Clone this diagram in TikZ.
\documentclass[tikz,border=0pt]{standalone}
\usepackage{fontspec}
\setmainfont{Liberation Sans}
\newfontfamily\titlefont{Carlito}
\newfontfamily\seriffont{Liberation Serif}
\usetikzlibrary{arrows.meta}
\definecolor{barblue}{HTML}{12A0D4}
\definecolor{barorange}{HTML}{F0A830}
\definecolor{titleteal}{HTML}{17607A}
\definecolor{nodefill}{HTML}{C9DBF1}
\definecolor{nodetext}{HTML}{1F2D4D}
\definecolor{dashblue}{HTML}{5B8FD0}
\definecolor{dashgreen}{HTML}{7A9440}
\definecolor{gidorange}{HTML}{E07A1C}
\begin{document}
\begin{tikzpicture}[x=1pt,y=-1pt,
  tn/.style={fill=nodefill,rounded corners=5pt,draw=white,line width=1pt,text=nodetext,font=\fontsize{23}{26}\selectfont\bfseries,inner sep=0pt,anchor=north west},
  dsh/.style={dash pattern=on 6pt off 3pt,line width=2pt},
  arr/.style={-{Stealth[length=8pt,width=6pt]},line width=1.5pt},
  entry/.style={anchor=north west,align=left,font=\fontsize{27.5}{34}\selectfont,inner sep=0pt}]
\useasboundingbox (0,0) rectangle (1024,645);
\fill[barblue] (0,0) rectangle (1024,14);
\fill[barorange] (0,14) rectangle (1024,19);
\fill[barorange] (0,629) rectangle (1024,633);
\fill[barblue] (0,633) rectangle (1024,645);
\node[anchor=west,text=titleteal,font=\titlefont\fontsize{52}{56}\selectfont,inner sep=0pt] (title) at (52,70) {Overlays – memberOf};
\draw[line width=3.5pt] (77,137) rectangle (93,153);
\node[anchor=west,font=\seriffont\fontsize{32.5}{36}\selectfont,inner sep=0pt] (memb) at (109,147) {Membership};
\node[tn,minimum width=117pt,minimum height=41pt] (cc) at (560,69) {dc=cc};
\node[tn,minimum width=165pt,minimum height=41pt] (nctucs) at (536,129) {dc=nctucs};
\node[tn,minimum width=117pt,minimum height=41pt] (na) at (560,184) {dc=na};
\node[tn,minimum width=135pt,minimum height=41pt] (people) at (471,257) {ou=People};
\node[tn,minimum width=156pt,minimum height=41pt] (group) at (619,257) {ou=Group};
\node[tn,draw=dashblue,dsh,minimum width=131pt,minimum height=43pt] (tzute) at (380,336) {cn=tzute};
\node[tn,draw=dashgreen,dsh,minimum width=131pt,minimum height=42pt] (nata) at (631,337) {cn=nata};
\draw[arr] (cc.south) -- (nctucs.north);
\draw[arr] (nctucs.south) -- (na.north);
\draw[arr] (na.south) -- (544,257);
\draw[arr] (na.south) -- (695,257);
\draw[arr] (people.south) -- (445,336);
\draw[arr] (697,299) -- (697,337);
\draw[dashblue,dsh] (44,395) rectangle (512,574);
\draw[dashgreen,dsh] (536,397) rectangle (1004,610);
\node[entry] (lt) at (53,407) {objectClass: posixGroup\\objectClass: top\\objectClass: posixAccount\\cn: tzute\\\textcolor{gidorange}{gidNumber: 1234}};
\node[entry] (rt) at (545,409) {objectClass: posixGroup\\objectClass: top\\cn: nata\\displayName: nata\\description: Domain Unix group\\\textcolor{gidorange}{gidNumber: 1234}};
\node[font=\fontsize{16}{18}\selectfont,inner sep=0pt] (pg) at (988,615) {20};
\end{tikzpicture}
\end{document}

* WHAT THE EXERCISE ASKS *
The whole listing above needs to be written out again exactly.

* OUTPUT BELOW *
Clone this diagram in TikZ.
\documentclass[tikz,border=0pt]{standalone}
\usepackage{fontspec}
\setmainfont{Liberation Sans}
\newfontfamily\titlefont{Carlito}
\newfontfamily\seriffont{Liberation Serif}
\usetikzlibrary{arrows.meta}
\definecolor{barblue}{HTML}{12A0D4}
\definecolor{barorange}{HTML}{F0A830}
\definecolor{titleteal}{HTML}{17607A}
\definecolor{nodefill}{HTML}{C9DBF1}
\definecolor{nodetext}{HTML}{1F2D4D}
\definecolor{dashblue}{HTML}{5B8FD0}
\definecolor{dashgreen}{HTML}{7A9440}
\definecolor{gidorange}{HTML}{E07A1C}
\begin{document}
\begin{tikzpicture}[x=1pt,y=-1pt,
  tn/.style={fill=nodefill,rounded corners=5pt,draw=white,line width=1pt,text=nodetext,font=\fontsize{23}{26}\selectfont\bfseries,inner sep=0pt,anchor=north west},
  dsh/.style={dash pattern=on 6pt off 3pt,line width=2pt},
  arr/.style={-{Stealth[length=8pt,width=6pt]},line width=1.5pt},
  entry/.style={anchor=north west,align=left,font=\fontsize{27.5}{34}\selectfont,inner sep=0pt}]
\useasboundingbox (0,0) rectangle (1024,645);
\fill[barblue] (0,0) rectangle (1024,14);
\fill[barorange] (0,14) rectangle (1024,19);
\fill[barorange] (0,629) rectangle (1024,633);
\fill[barblue] (0,633) rectangle (1024,645);
\node[anchor=west,text=titleteal,font=\titlefont\fontsize{52}{56}\selectfont,inner sep=0pt] (title) at (52,70) {Overlays – memberOf};
\draw[line width=3.5pt] (77,137) rectangle (93,153);
\node[anchor=west,font=\seriffont\fontsize{32.5}{36}\selectfont,inner sep=0pt] (memb) at (109,147) {Membership};
\node[tn,minimum width=117pt,minimum height=41pt] (cc) at (560,69) {dc=cc};
\node[tn,minimum width=165pt,minimum height=41pt] (nctucs) at (536,129) {dc=nctucs};
\node[tn,minimum width=117pt,minimum height=41pt] (na) at (560,184) {dc=na};
\node[tn,minimum width=135pt,minimum height=41pt] (people) at (471,257) {ou=People};
\node[tn,minimum width=156pt,minimum height=41pt] (group) at (619,257) {ou=Group};
\node[tn,draw=dashblue,dsh,minimum width=131pt,minimum height=43pt] (tzute) at (380,336) {cn=tzute};
\node[tn,draw=dashgreen,dsh,minimum width=131pt,minimum height=42pt] (nata) at (631,337) {cn=nata};
\draw[arr] (cc.south) -- (nctucs.north);
\draw[arr] (nctucs.south) -- (na.north);
\draw[arr] (na.south) -- (544,257);
\draw[arr] (na.south) -- (695,257);
\draw[arr] (people.south) -- (445,336);
\draw[arr] (697,299) -- (697,337);
\draw[dashblue,dsh] (44,395) rectangle (512,574);
\draw[dashgreen,dsh] (536,397) rectangle (1004,610);
\node[entry] (lt) at (53,407) {objectClass: posixGroup\\objectClass: top\\objectClass: posixAccount\\cn: tzute\\\textcolor{gidorange}{gidNumber: 1234}};
\node[entry] (rt) at (545,409) {objectClass: posixGroup\\objectClass: top\\cn: nata\\displayName: nata\\description: Domain Unix group\\\textcolor{gidorange}{gidNumber: 1234}};
\node[font=\fontsize{16}{18}\selectfont,inner sep=0pt] (pg) at (988,615) {20};
\end{tikzpicture}
\end{document}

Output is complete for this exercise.